Instructions to follow — Take the listing from its first line through the line that contains "import pandas as pd" and please retype those lines exactly, leaving out the pictures.

Data lines —

☆ ☆ ☆ ☆ ☆ ☆ ☆

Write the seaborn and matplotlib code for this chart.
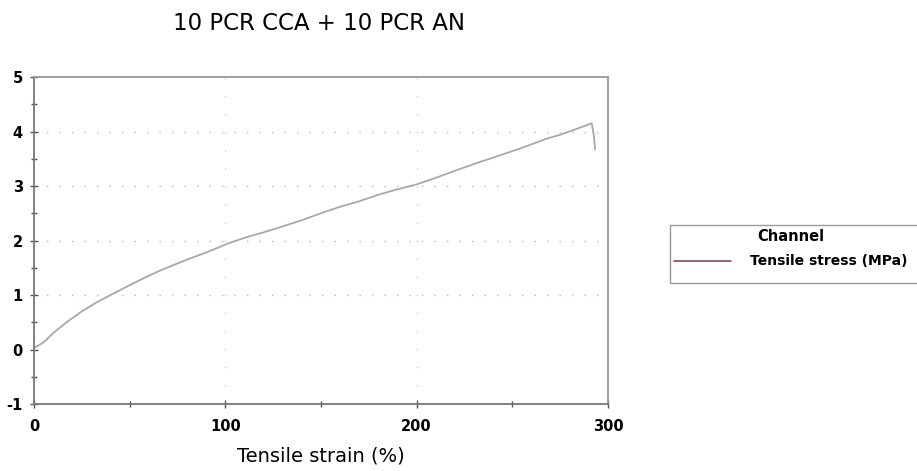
import matplotlib
matplotlib.use("Agg")
import matplotlib.pyplot as plt
from matplotlib.lines import Line2D
from matplotlib.patches import Rectangle
from matplotlib.ticker import MultipleLocator
import seaborn as sns
import pandas as pd

# Tensile test curve: strain (%) vs stress (MPa)
strain = [0, 2, 5, 10, 17, 25, 33, 40, 50, 58, 66, 75, 80, 90, 97, 101, 105,
          111, 120, 130, 139, 150, 160, 170, 180, 190, 200, 210, 220, 233, 245,
          255, 262, 268, 275, 283, 291.5, 292.5, 293.3]
stress = [0.03, 0.07, 0.13, 0.30, 0.50, 0.70, 0.87, 1.00, 1.18, 1.32, 1.45,
          1.58, 1.65, 1.78, 1.88, 1.94, 1.99, 2.06, 2.15, 2.26, 2.36, 2.50,
          2.62, 2.72, 2.84, 2.94, 3.03, 3.15, 3.28, 3.44, 3.58, 3.70, 3.79,
          3.87, 3.94, 4.04, 4.15, 3.95, 3.67]

title = "10 PCR CCA + 10 PCR AN"
x_label = "Tensile strain (%)"
legend_title = "Channel"
series_label = "Tensile stress (MPa)"
x_ticks = [0, 100, 200, 300]
y_ticks = [-1, 0, 1, 2, 3, 4, 5]

sns.set_style("white")
plt.rcParams["font.family"] = ["DejaVu Sans"]
plt.rcParams["axes.unicode_minus"] = False
plt.rcParams["text.color"] = "black"
plt.rcParams["xtick.color"] = "black"
plt.rcParams["ytick.color"] = "black"

df = pd.DataFrame({"strain": strain, "stress": stress})

W, H = 917, 471
fig = plt.figure(figsize=(W / 100, H / 100), dpi=100)
ax = fig.add_axes([34 / W, 1 - 404 / H, (608 - 34) / W, (404 - 77) / H])

sns.lineplot(data=df, x="strain", y="stress", ax=ax, color="#a8a8a8",
             linewidth=1.3, sort=False, legend=False)

ax.set_xlim(0, 300)
ax.set_ylim(-1, 5)
ax.set_xticks(x_ticks)
ax.set_yticks(y_ticks)
ax.xaxis.set_minor_locator(MultipleLocator(50))
ax.yaxis.set_minor_locator(MultipleLocator(0.5))
ax.tick_params(axis="both", which="both", direction="inout", length=6,
               width=1, color="#555555", labelsize=10.5,
               bottom=True, left=True)
ax.tick_params(axis="x", which="major", pad=8)
ax.tick_params(axis="y", which="major", pad=5)
ax.tick_params(axis="both", which="minor", length=5)
for lab in ax.get_xticklabels() + ax.get_yticklabels():
    lab.set_fontweight("bold")

# sparse dotted grid
for yv in [1, 2, 3, 4]:
    ax.axhline(yv, color="#b8b8b8", linestyle=(0, (1, 8)), linewidth=1.0, zorder=0)
for xv in [100, 200]:
    ax.axvline(xv, color="#c8c8c8", linestyle=(0, (1, 12)), linewidth=1.0, zorder=0)

for side in ["left", "bottom"]:
    ax.spines[side].set_color("#777777")
    ax.spines[side].set_linewidth(1.3)
for side in ["top", "right"]:
    ax.spines[side].set_color("#999999")
    ax.spines[side].set_linewidth(1.3)

ax.set_xlabel(x_label, fontsize=14, labelpad=9, color="black")
ax.set_ylabel("")
fig.text(319 / W, 1 - 24 / H, title, ha="center", va="center", fontsize=16.5)

# legend frame runs past the right edge of the figure
fig.patches.append(Rectangle((670 / W, 1 - 283 / H), 270 / W, 58 / H,
                             transform=fig.transFigure, facecolor="white",
                             edgecolor="#999999", linewidth=1.0, zorder=1))
handle = Line2D([0], [0], color="#8a4a5a", linewidth=1.2)
leg = fig.legend([handle], [series_label], title=legend_title,
                 loc="upper left", bbox_to_anchor=(674 / W, 1 - 229 / H),
                 frameon=False, handlelength=4.1, handletextpad=1.35,
                 borderpad=0.0, labelspacing=0.75, fontsize=10,
                 title_fontsize=10.5, borderaxespad=0)
leg.set_zorder(2)
leg.get_title().set_fontweight("bold")
for t in leg.get_texts():
    t.set_fontweight("bold")

fig.savefig("out.png", dpi=100)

☆ ☆ ☆ ☆ ☆ ☆ ☆

Task solution —
Write the seaborn and matplotlib code for this chart.
import matplotlib
matplotlib.use("Agg")
import matplotlib.pyplot as plt
from matplotlib.lines import Line2D
from matplotlib.patches import Rectangle
from matplotlib.ticker import MultipleLocator
import seaborn as sns
import pandas as pd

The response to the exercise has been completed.